Sidor

söndag 11 december 2016

The aim of this blogpost is to evaluate my participation in the cMooc Open networked Learning. The first thing that strikes me about the course is the absence of techno/instrumental bias. The course has included many tools and learning platforms - but they have all been pedagogically motivated and are aligned with the learning processes they are intended to promote. Which makes me realise even more what a common mistake/pitfall it otherwise normally is when e-learning is used in education.

Writing blogposts throughout the various steps of the course has been a good way to find space for reflection. The blogposts are still there and it is easy now to go back and follow my development through the course... And they can be useful in the future, in a much more live way than handwritten exam papers handed in and returned - for one thing it would not have been possible to give and recieve feedback among course participants the way we were encouraged to do...

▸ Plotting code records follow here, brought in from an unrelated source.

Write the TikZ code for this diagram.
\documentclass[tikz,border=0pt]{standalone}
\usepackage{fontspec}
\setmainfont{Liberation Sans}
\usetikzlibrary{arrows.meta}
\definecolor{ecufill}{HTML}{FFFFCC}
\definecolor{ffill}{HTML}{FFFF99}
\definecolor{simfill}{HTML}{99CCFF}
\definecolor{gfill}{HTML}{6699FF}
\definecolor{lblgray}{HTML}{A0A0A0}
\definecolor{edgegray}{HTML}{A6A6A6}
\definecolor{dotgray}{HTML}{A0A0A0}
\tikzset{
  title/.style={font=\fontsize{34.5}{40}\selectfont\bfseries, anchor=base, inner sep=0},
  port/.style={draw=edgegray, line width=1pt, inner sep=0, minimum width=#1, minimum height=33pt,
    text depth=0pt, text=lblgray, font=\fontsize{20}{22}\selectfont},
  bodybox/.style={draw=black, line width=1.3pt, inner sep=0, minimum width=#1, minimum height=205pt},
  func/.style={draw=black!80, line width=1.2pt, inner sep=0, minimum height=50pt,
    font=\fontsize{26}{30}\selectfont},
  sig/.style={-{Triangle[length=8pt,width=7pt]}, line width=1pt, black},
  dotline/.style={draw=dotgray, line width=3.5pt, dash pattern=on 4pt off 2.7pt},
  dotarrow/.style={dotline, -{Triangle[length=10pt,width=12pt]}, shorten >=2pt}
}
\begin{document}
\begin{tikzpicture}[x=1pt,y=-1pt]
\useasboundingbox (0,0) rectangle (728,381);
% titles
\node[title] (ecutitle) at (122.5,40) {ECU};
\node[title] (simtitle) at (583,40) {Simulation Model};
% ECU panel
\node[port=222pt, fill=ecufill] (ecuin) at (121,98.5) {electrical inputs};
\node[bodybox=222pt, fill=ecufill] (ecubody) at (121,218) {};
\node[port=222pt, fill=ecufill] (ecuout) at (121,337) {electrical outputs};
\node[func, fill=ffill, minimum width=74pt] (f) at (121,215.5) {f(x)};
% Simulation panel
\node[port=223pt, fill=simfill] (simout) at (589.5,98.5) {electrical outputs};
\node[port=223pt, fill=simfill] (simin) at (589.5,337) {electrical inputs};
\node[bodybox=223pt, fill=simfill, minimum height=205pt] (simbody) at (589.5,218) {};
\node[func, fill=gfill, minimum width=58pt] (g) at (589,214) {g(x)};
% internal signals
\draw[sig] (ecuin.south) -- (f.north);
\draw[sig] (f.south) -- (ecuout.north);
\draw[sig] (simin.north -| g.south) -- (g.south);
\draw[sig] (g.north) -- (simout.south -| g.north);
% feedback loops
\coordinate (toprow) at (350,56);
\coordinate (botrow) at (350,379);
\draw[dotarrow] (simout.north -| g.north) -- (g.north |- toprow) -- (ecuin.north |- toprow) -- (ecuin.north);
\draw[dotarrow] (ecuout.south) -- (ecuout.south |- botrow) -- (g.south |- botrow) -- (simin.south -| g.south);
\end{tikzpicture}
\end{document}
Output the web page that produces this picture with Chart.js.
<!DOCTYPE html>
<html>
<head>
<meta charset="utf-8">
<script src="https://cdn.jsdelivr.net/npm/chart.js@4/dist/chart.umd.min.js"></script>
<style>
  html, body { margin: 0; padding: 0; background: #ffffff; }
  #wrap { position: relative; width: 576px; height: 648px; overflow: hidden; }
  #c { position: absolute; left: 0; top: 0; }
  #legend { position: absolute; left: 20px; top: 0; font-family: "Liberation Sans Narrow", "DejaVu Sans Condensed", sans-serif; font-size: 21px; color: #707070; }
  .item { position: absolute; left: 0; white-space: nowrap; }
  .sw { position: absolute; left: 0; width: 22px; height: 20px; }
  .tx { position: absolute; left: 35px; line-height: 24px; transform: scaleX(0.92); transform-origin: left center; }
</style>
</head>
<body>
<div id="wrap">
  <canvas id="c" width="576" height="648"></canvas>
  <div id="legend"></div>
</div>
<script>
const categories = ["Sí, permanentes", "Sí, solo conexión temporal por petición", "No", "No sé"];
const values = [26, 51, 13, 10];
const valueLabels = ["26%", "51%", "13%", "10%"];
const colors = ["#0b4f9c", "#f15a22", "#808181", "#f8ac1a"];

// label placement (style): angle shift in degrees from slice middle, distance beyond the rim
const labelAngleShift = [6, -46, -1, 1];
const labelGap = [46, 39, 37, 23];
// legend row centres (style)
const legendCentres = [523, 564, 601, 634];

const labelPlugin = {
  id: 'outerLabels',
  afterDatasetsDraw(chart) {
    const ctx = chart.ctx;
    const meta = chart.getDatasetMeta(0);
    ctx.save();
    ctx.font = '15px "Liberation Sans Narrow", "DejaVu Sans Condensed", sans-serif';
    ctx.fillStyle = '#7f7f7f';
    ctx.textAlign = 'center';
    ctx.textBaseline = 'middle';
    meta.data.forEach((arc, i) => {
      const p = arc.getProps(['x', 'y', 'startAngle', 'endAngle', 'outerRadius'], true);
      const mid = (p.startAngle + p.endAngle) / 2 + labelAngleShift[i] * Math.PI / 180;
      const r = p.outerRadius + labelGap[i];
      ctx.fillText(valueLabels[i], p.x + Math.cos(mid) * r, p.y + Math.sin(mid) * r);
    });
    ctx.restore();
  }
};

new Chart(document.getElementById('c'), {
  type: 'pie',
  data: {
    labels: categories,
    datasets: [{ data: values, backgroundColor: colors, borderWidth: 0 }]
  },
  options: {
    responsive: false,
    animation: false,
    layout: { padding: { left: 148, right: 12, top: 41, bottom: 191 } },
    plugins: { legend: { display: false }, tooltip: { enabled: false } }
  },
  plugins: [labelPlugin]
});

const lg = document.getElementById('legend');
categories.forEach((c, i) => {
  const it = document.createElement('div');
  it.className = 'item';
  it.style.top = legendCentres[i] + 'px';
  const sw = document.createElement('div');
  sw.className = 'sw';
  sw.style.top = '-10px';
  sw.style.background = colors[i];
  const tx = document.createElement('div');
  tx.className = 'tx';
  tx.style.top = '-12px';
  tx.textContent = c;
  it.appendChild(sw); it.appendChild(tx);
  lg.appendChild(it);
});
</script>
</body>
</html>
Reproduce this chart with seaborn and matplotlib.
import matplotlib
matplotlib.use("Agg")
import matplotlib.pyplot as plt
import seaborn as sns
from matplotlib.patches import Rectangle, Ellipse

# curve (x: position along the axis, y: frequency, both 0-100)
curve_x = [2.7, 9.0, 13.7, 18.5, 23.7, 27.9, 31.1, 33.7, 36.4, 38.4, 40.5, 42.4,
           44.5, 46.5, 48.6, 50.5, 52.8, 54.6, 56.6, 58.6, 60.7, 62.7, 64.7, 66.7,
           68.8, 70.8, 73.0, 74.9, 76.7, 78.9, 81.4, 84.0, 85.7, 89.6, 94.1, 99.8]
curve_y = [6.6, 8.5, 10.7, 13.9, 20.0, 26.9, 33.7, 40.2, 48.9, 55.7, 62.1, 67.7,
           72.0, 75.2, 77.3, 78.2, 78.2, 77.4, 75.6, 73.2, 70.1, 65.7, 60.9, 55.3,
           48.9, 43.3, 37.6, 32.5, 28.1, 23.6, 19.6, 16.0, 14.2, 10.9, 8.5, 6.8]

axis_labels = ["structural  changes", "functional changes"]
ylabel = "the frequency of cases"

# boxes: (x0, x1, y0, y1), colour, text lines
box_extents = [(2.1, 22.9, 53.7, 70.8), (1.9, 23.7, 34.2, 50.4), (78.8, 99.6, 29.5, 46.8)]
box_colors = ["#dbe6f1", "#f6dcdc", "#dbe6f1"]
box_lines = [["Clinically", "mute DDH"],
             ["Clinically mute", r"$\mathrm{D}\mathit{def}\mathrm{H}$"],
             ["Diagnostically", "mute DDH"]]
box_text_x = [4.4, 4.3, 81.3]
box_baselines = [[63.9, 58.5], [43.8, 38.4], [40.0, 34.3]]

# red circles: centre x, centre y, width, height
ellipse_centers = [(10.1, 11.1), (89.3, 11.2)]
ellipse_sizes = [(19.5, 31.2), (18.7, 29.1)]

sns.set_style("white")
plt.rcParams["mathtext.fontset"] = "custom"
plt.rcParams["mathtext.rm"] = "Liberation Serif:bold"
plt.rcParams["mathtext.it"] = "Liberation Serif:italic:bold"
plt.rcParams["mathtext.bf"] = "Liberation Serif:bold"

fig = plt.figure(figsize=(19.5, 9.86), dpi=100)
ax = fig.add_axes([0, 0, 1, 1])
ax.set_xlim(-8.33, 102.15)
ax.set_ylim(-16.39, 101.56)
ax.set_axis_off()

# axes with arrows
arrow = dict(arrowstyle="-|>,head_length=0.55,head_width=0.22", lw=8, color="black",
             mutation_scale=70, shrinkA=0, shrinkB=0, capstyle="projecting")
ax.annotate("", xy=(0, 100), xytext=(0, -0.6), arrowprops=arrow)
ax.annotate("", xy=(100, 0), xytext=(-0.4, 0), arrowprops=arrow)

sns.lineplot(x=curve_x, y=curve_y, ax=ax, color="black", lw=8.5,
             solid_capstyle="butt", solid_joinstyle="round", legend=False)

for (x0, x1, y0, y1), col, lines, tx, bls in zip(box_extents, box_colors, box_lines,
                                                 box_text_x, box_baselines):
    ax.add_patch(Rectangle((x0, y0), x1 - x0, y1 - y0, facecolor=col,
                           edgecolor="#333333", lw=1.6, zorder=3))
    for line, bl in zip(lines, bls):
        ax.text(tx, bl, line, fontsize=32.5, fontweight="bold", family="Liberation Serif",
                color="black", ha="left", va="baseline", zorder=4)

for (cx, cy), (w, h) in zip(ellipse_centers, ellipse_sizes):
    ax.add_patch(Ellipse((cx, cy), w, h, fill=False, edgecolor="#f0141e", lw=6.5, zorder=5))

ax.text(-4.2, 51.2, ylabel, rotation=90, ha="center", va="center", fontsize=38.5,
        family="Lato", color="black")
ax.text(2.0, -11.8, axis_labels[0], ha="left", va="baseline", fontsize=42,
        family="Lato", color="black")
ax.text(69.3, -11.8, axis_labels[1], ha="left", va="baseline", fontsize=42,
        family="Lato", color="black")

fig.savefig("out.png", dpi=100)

How will aquired knowledge change my teaching and practise?

Social learning

One of the strongest inspirations from the ONL-course will be the strenght of enabling and encouraging social learning: creating an interesting and stimulating environment where students/participants connect, communicate and share experience with one another. Many educational theories strongly emphasize learning as a social activity. I have worked for many years with group assessment in online environments, but I have not previously designed online environments for social learning in this clear and focused way. 

I am also aware that the reason I managed to go through with the course was the encouragement from the facilitators and interaction and group strength which was formed with the other members of the PBL group. In other words: enabling space for connections and relationships in online courses must be the most effective way to counteract the otherwise common problem of low completion rates...

The course was built up on a wide variety of learning activities, all very different and called for different types of approaches:

  •  the webinars based on the classical webinar format with a number of presenters and a parallell chat-window conversation going on, providing the place with a sense of meeting with all the course participants in one place
  • setting up a blog and writing blogposts - perhaps the most individual activity
  • a google plus place for the PBL-group combined with emailing and google hangout for the group work

In the beginning the many environments/learning spaces felt confusing, but over time I more and more got the "feel" of how the functionality in the different places worked, and which tool to use for wich purpose. Analysing the course, I see how the choice for the different environments are based on an idea of what type of learning activity is to take place there - as I mentioned in the beginning of this post, this will be the most valuable insight which I will bring with me, and I even feel very eager to start planning courses and be able to try this out for real.

fredag 9 december 2016

Cooking up a course - topic 4

I remember when I started to teach university courses about 12 years ago: I was basically thrown into full responsibility for several university courses, that included a huge amount of online activites.
There was no teaching training. The senior teachers were busy themselves with other courses and tight deadlines. I was helped more by administrators with the formal requisites included in carrying out a university course. Other than that I was basically left to figure out how to do it on my own.
- Dont get me wrong, it *was* challening but in a fun way: experimenting with ways to encourage the students to engage and learn for life and for real, not just memorize facts for assesment.

Studying the Addie model I recognize many of the different stages and steps in planning courses, with all the various considerations and including the characteristics of the subject matter as well as the knowledge of the students. (jclarkgardner: 2011)

After a couple of years and a number of courses, I got the opportunity to attend my first course on university education.
There I met the theories of Biggs and Tang, and was introduced to the idea of student focus, (presented by Biggs and Tang as an alternative perspective to the opposing and common "blame-the-students"-approach or cases where all the limelight is directed on the teacher as the main performer... (Biggs and Tang: 2011)
This changed my teaching altogether and I got to plan much more focused, and felt really helped by the model, concepts and theories of constructive alignment. It made assessment methods a natural part of the complete learning process in the courses. At the same time it naturally increased the students engagement and motivation as they found the creative assessment methods fun and relevant for their future careers.
It also worked equally well regardless of instructional methods, whether the course was completely online, blended or entirely IRL, as the focus was directed towards students generating knowledge by doing, as suitable tools are chosen after learning objectives are clearly formulated.


In analysing the design of the ONL course I begin to see many aspects of the 5 stage model by Salmon, with the different steps, with supporting and present facilitators that are natural parts of the discussions, and gradual establishing of social strucures that encourage socialisation and building of relationsships, which in its turn enabled more deeper learning processes to take place (Salmon: 2013)
I think they are both useful, and could without problems be used as structuring help alongside the theories of constructive alignment and student centered perspective as explained by Biggs and Tang (Biggs and Tang: 2011)

I also think, that the more blending is going on in education, the more models and theories like the above mentioned are worthwhile to use and get help by, as more platforms and learning environments increase the need for good structure and planning, to avoind confusing courses where students just get lost in tools and technique.






References

Bates, T (2016). The 10 Fundamentals of Teaching Online for Faculty and Instructors.

Biggs, J. B. (2011). Teaching for quality learning at university: What the student does. McGraw-Hill Education (UK).